• Chemistry: (Fe, Mn)AlPO4(OH)2 - H2O, Hydrated Iron Manganese Aluminum Phosphate Hydroxide.
  • Class: Phosphates
  • Uses: Only as mineral specimens.
  • Specimens

Childrenite is a classic secondary mineral that was first discovered in the mines of Devon, England especially the classic George and Charlotte Mine near Tavistock. It most likely forms from the alteration of primary granitic phosphates such as lithiophilite and triphylite when aluminum and water are available. Childrenite is also found in some ore veins.

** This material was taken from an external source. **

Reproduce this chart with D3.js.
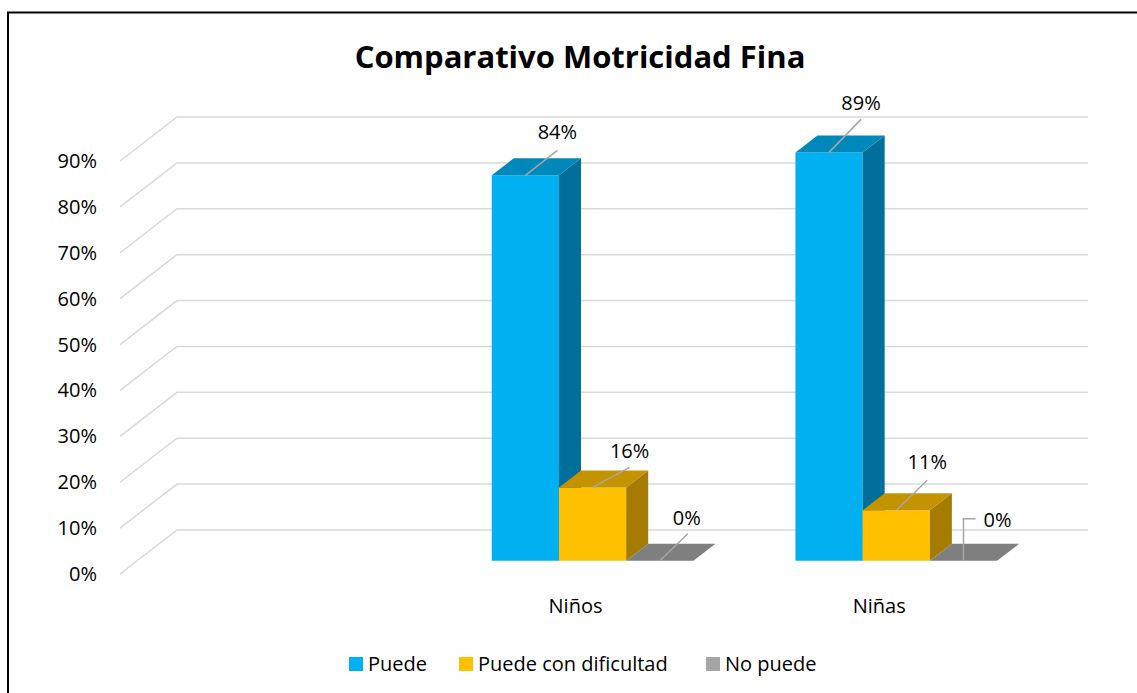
<!DOCTYPE html>
<html><head><meta charset="utf-8">
<script src="https://cdn.jsdelivr.net/npm/d3@7"></script>
<style>body{margin:0;background:#fff}svg{display:block}text{font-family:"Open Sans","Liberation Sans",Arial,sans-serif}</style>
</head><body>
<svg id="c" width="1137" height="693"></svg>
<script>
const categories = ["", "Niños", "Niñas"];
const seriesNames = ["Puede", "Puede con dificultad", "No puede"];
const puede = [null, 84, 89];
const conDificultad = [null, 16, 11];
const noPuede = [null, 0, 0];
const yTicks = [0, 10, 20, 30, 40, 50, 60, 70, 80, 90];
const title = "Comparativo Motricidad Fina";

const seriesValues = [puede, conDificultad, noPuede];
const front = ["#00B0F0", "#FFC000", "#A5A5A5"];
const topC = ["#0088BA", "#C49300", "#7F7F7F"];
const sideC = ["#006F99", "#A67C00", "#7F7F7F"];
const FS = 20;

const svg = d3.select("#c");
svg.append("path").attr("d", "M8,693 L8,12.5 L1137,12.5").attr("fill", "none").attr("stroke", "#000").attr("stroke-width", 2);

const x0 = d3.scaleBand().domain(categories).range([177, 1088]).padding(0);
const bw = x0.bandwidth();
const x1 = d3.scaleBand().domain(seriesNames).range([bw * 0.168, bw * 0.832]).padding(0);
const y = d3.scaleLinear().domain([0, 90]).range([530, 117]);
const DX = -57, DY = 44;
const proj = (x, v, z) => [x + DX * z, y(v) + DY * z];

const g = svg.append("g");
yTicks.forEach(t => {
  const a = proj(177, t, 1), b = proj(177, t, 0), c = proj(1088, t, 0);
  g.append("path").attr("d", d3.line()([a, b, c])).attr("fill", "none").attr("stroke", "#D9D9D9").attr("stroke-width", 1.5);
  g.append("text").attr("x", 97).attr("y", a[1]).attr("dy", "0.35em").attr("text-anchor", "end")
    .attr("font-size", FS).attr("fill", "#000").text(t + "%");
});

const zf = 0.7, zb = 0.314;
const bars = svg.append("g");
const labelLeaders = [
  [[32, -25], [32, -43]],
  [[37, -20], [37, -36]],
  [[28, -27], [27, -43]],
  [[32, -33], [32, -49]],
  [[31, -30], [31, -48]],
  [[0, -42, 12], [20, -41]]
];
let li = 0;
const poly = pts => "M" + pts.map(p => p.join(",")).join("L") + "Z";
categories.forEach((cat, ci) => {
  seriesNames.forEach((s, si) => {
    const v = seriesValues[si][ci];
    if (v === null) return;
    const xl = x0(cat) + x1(s), xr = xl + x1.bandwidth();
    if (v > 0) {
      bars.append("path").attr("d", poly([proj(xl, 0, zf), proj(xr, 0, zf), proj(xr, v, zf), proj(xl, v, zf)])).attr("fill", front[si]);
      bars.append("path").attr("d", poly([proj(xr, 0, zf), proj(xr, 0, zb), proj(xr, v, zb), proj(xr, v, zf)])).attr("fill", sideC[si]);
    }
    bars.append("path").attr("d", poly([proj(xl, v, zf), proj(xr, v, zf), proj(xr, v, zb), proj(xl, v, zb)])).attr("fill", topC[si]);
  });
});
const lab = svg.append("g");
categories.forEach((cat, ci) => {
  seriesNames.forEach((s, si) => {
    const v = seriesValues[si][ci];
    if (v === null) return;
    const xc = x0(cat) + x1(s) + x1.bandwidth() / 2;
    const p = proj(xc, v, zf);
    const L = labelLeaders[li++];
    let pts;
    if (L[0].length === 3) pts = [p, [p[0], p[1] + L[0][1]], [p[0] + L[0][2], p[1] + L[0][1]]];
    else pts = [p, [p[0] + L[0][0], p[1] + L[0][1]]];
    lab.append("path").attr("d", d3.line()(pts)).attr("fill", "none").attr("stroke", "#A6A6A6").attr("stroke-width", 1.5);
    lab.append("text").attr("x", p[0] + L[1][0]).attr("y", p[1] + L[1][1]).attr("dy", "0.35em")
      .attr("text-anchor", L[0].length === 3 ? "start" : "middle").attr("font-size", FS).attr("fill", "#000").text(v + "%");
  });
});
categories.forEach(cat => {
  if (!cat) return;
  const p = proj(x0(cat) + bw / 2, 0, 1);
  svg.append("text").attr("x", p[0]).attr("y", p[1] + 32).attr("dy", "0.35em").attr("text-anchor", "middle")
    .attr("font-size", FS).attr("fill", "#000").text(cat);
});
svg.append("text").attr("x", 580).attr("y", 57).attr("dy", "0.35em").attr("text-anchor", "middle")
  .attr("font-size", 31).attr("font-weight", "bold").attr("fill", "#000").text(title);
const legX = [349, 459, 706];
seriesNames.forEach((s, i) => {
  svg.append("rect").attr("x", legX[i]).attr("y", 657).attr("width", 14).attr("height", 14).attr("fill", front[i]);
  svg.append("text").attr("x", legX[i] + 19).attr("y", 664).attr("dy", "0.35em").attr("font-size", FS).attr("fill", "#000").text(s);
});
</script>
</body></html>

Childrenite forms a solid solution series with the mineral eosphorite. Eosphorite's formula is (Mn, Fe)AlPO4(OH)2 - H2O and differs from childrenite only by being rich in manganese instead of iron. The structures of the two minerals are the same and therefore it would be expected that their differences in physical properties between the two would be related to the iron/manganese percentage. Eosphorite is less dense and is generally pinkish to rose-red in color whereas childrenite's colors tends towards various shades of brown. In terms of crystal habits the two also differ. Eosphorite forms prismatic, slender crystals and rosettes. Childrenite forms tabular or bladed individuals or lamellar aggregates. It has been said that the two different habits belie their solid solution relationship.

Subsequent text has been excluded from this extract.